Serbia has criticized Bosnia-Herzegovina's bid to appeal a 2007 United Nations court ruling that cleared the government in Belgrade of genocide during the 1992-95 Bosnian war.
Serbian Foreign Minister Ivica Dacic told state TV on February 18 that the move was "very dangerous" and could “cause destabilization of not only Bosnia-Herzegovina but the entire region.”
Bakir Izetbegovic, the Muslim Bosniak member of the county's tripartite presidency, said on February 17 that the legal bid would be submitted before the 10-year deadline for an appeal expired on February 26.
The decision could ignite a political crisis in Bosnia, as Bosnian Serb legislators plan to boycott parliament to show their opposition to the action.
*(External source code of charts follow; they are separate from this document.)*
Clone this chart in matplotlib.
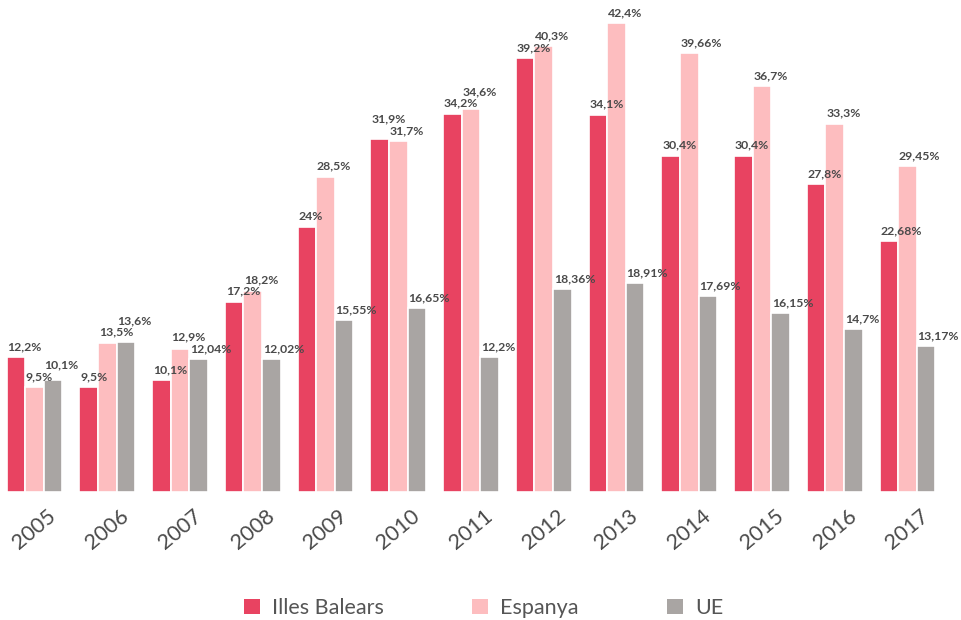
import matplotlib.pyplot as plt
from matplotlib.patches import Patch
import numpy as np

years = ['2005', '2006', '2007', '2008', '2009', '2010', '2011',
         '2012', '2013', '2014', '2015', '2016', '2017']
illes = [12.2, 9.5, 10.1, 17.2, 24, 31.9, 34.2, 39.2, 34.1, 30.4, 30.4, 27.8, 22.68]
espanya = [9.5, 13.5, 12.9, 18.2, 28.5, 31.7, 34.6, 40.3, 42.4, 39.66, 36.7, 33.3, 29.45]
ue = [10.1, 13.6, 12.04, 12.02, 15.55, 16.65, 12.2, 18.36, 18.91, 17.69, 16.15, 14.7, 13.17]
series_names = ['Illes Balears', 'Espanya', 'UE']
colors = ['#E84361', '#FDBDBF', '#A9A5A3']

fig = plt.figure(figsize=(9.61, 6.2), dpi=100)
ax = fig.add_axes([0, 128 / 620, 1, 492 / 620])

x = np.arange(len(years))
step = 0.255
gap = 0.45    # label distance above bar (data units)
lab_h = 1.05  # label height (data units)

series = [illes, espanya, ue]
for k, (vals, col) in enumerate(zip(series, colors)):
    ax.bar(x + (k - 1) * step, vals, width=step, color=col, edgecolor='white', linewidth=1.2)

# labels, taller bar's label pushed up when it hits the neighbour's label
for i in range(len(years)):
    vals = [s[i] for s in series]
    ys = [v + gap for v in vals]
    for a, b in [(0, 1), (1, 2)]:
        if abs(ys[a] - ys[b]) < lab_h:
            if vals[a] >= vals[b]:
                ys[a] = ys[b] + lab_h
            else:
                ys[b] = ys[a] + lab_h
    for k in range(3):
        p = x[i] + (k - 1) * step
        lab = f"{vals[k]:g}".replace('.', ',') + '%'
        ax.text(p - step / 2 + 0.01, ys[k], lab, ha='left', va='bottom',
                fontsize=8.8, fontweight='bold', color='#4a4a4a', family='Lato')

ax.set_xlim(-0.474, 12.735)
ax.set_ylim(0, 44.48)
for s in ax.spines.values():
    s.set_visible(False)
ax.set_yticks([])
ax.set_xticks(x)
ax.set_xticklabels(years, rotation=40, ha='center', fontsize=15.5,
                   color='#4a4a4a', family='Lato', fontweight='normal')
ax.tick_params(axis='x', length=0, pad=10)
for t in ax.get_xticklabels():
    t.set_x(t.get_position()[0] - 0.04)

handles = [Patch(facecolor=c, edgecolor='none') for c in colors]
leg = fig.legend(handles, series_names, loc='center',
                 bbox_to_anchor=(0.503, 1 - 608 / 620), ncol=3, frameon=False,
                 fontsize=15.5, handlelength=0.75, handleheight=0.75,
                 columnspacing=4.1, handletextpad=0.56)
for t in leg.get_texts():
    t.set_color('#555555')
    t.set_family('Lato')

fig.savefig('out.png', dpi=100)
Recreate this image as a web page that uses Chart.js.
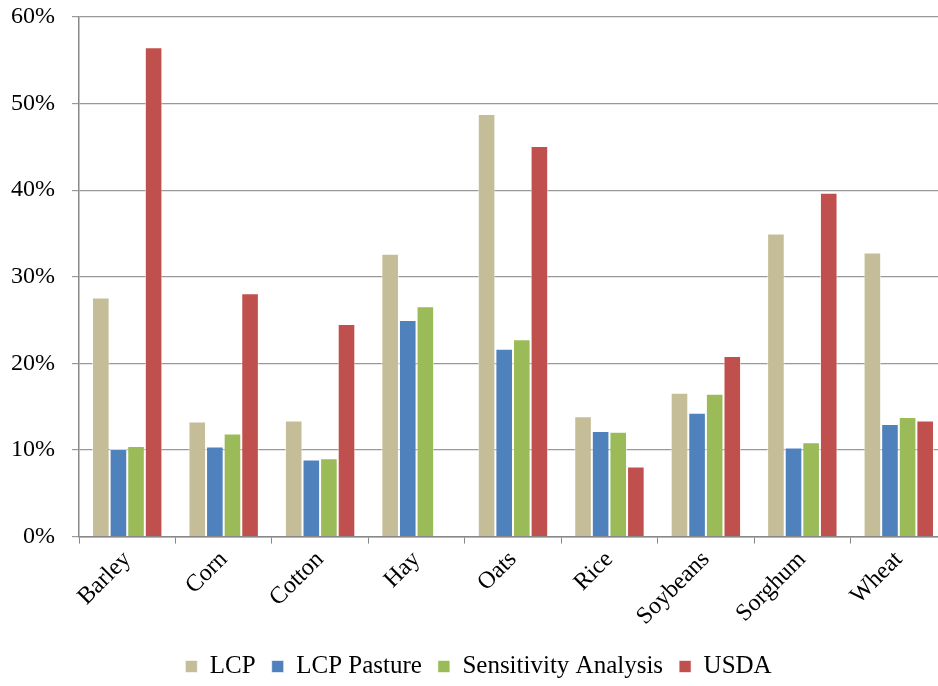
<!DOCTYPE html>
<html>
<head>
<meta charset="utf-8">
<script src="https://cdn.jsdelivr.net/npm/chart.js@4.4.1/dist/chart.umd.min.js"></script>
<style>
  html, body { margin: 0; padding: 0; background: #fff; overflow: hidden; }
  #wrap { width: 947px; height: 686px; }
</style>
</head>
<body>
<div id="wrap"><canvas id="cropChart"></canvas></div>
<script>
// crops on the x axis
const crops = ['Barley', 'Corn', 'Cotton', 'Hay', 'Oats', 'Rice', 'Soybeans', 'Sorghum', 'Wheat'];

// percentages per crop, one array per series
const lcp = [27.6, 13.3, 13.4, 32.65, 48.8, 13.9, 16.6, 35.0, 32.8];
const lcpPasture = [10.1, 10.4, 8.9, 25.0, 21.7, 12.2, 14.3, 10.3, 13.0];
const sensitivity = [10.45, 11.9, 9.05, 26.6, 22.8, 12.1, 16.5, 10.9, 13.8];
const usda = [56.5, 28.1, 24.55, null, 45.1, 8.1, 20.85, 39.7, 13.4];

const yTicks = [0, 10, 20, 30, 40, 50, 60];

const serif = "'Liberation Serif', 'Times New Roman', serif";

function series(label, data, color) {
    return {
        label: label,
        data: data,
        backgroundColor: color,
        borderColor: 'rgba(255,255,255,0.6)',
        borderWidth: 1,
        borderSkipped: 'bottom',
        categoryPercentage: 0.73,
        barPercentage: 1.0
    };
}

const ctx = document.getElementById('cropChart');

new Chart(ctx, {
    type: 'bar',
    data: {
        labels: crops,
        datasets: [
            series('LCP', lcp, '#C4BD97'),
            series('LCP Pasture', lcpPasture, '#4F81BD'),
            series('Sensitivity Analysis', sensitivity, '#9BBB59'),
            series('USDA', usda, '#C0504D')
        ]
    },
    options: {
        responsive: true,
        maintainAspectRatio: false,
        animation: false,
        // negative bottom pulls part of the legend's lower padding off the canvas
        layout: { padding: { top: 17, left: 10, right: 0, bottom: -3 } },
        scales: {
            x: {
                // rotated labels fit under the plot, no side overhang needed
                afterFit: (s) => { s.paddingLeft = 0; s.paddingRight = 0; s.height += 5; },
                grid: {
                    drawOnChartArea: false,
                    drawTicks: true,
                    tickLength: 7,
                    color: '#888'
                },
                border: { color: '#888', width: 1.5 },
                ticks: {
                    color: '#000',
                    font: { family: serif, size: 24 },
                    minRotation: 45,
                    maxRotation: 45,
                    padding: 2
                }
            },
            y: {
                min: 0,
                max: 60,
                afterFit: (s) => { s.paddingTop = 0; s.paddingBottom = 0; s.width = 69; },
                afterBuildTicks: (axis) => { axis.ticks = yTicks.map(v => ({ value: v })); },
                grid: { color: '#999', lineWidth: 1.2, tickLength: 7 },
                border: { color: '#888', width: 1.5 },
                ticks: {
                    color: '#000',
                    font: { family: serif, size: 24 },
                    padding: 17,
                    callback: (v) => v + '%'
                }
            }
        },
        plugins: {
            legend: {
                position: 'bottom',
                labels: {
                    color: '#000',
                    font: { family: serif, size: 25 },
                    boxWidth: 12,
                    boxHeight: 12,
                    padding: 16
                }
            },
            tooltip: { enabled: false }
        }
    }
});
</script>
</body>
</html>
Izetbegovic leads Bosnia as part of a three-member presidency along with his Bosnian Croat and Bosnian Serb counterparts.
The International Court of Justice in 2007 exonerated the Belgrade government of direct responsibility for killings, rapes, and "ethnic cleansing" in Bosnia during the breakup of Yugoslavia in the 1990s.
It did rule, however, that Belgrade failed to prevent genocide related to the 1995 massacre in Srebrenica, where 8,000 Muslims were killed by Bosnian Serb forces.
Bosnian Serb and Bosnian Croat leaders have opposed Izetbegovic’s move, saying it would violate the constitution and cause a political crisis in the country.